Which means you get a lot of Vince Vaughn, which isn’t bad when he actually has to stop and reflect on how all his situation makes him feel. Unlike James, Vaughn is perfectly comfortable with drama and portrays Ronny’s anguish and confusion effectively. On the other hand, it also means you get a lot of Vaughn mugging, which isn’t so good. He’s been doing that shtick for so long it just sounds like auto pilot whenever he goes into one of his long winded lies, despite all the visual help director Howard gives him. It also makes Ronny’s long suffering girlfriend (Jennifer Connelly) come across as complete idiot early in the film for believing anything he says. Howard and screenwriter Allan Loeb (“The Switch”) try their best to deal with that by the end but it feels perfunctory because of how little screen time any non-Ronny character gets and how little they get to do when they are on screen.
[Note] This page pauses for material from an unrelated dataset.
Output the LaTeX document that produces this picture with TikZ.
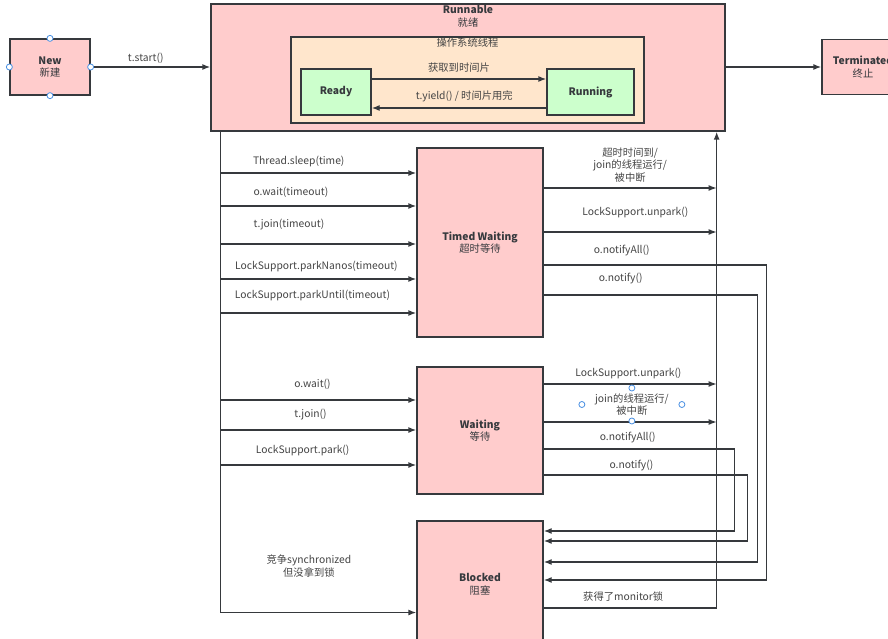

Which is doubly frustrating considering how well handled the boy-toy in question, Zip, is. He doesn’t really show up until the second half and only has three real scenes but when he does he quickly steals the film from everyone, which is even more impressive when you consider he’s played by Channing I-Was-Carved-From-Wood Tatum. If nothing else, Howard proves his real chops as a director and earns every Best Director award he’s ever been nominated for just for the seemingly impossible feat of getting a good performance out of Channing Tatum.

It helps that Zip is the kind of over the top character who is easy to make fun, a rich ne’er do well who gets high on oxycontin and crashes in on someone’s gambling addiction intervention pretending to be a bookie.

The end result is a mixed bag that works more often than doesn’t but never quite lives up its promise. Many of the individual situations are quite funny and Vaughn, when he’s allowed to be human, is honestly affecting. On the other hand there is a tremendous amount of missed potential from the talented cast who spend most of their time reacting to Ronny’s antics and not doing much else. If it weren’t for–and I can’t believe I’m writing this–Channing Tatum, there would be more reasons to miss it than not. Still, if you’re in the mood for some Vince Vaughn fast talking that’s better than average, “The Dilemma” will work for you.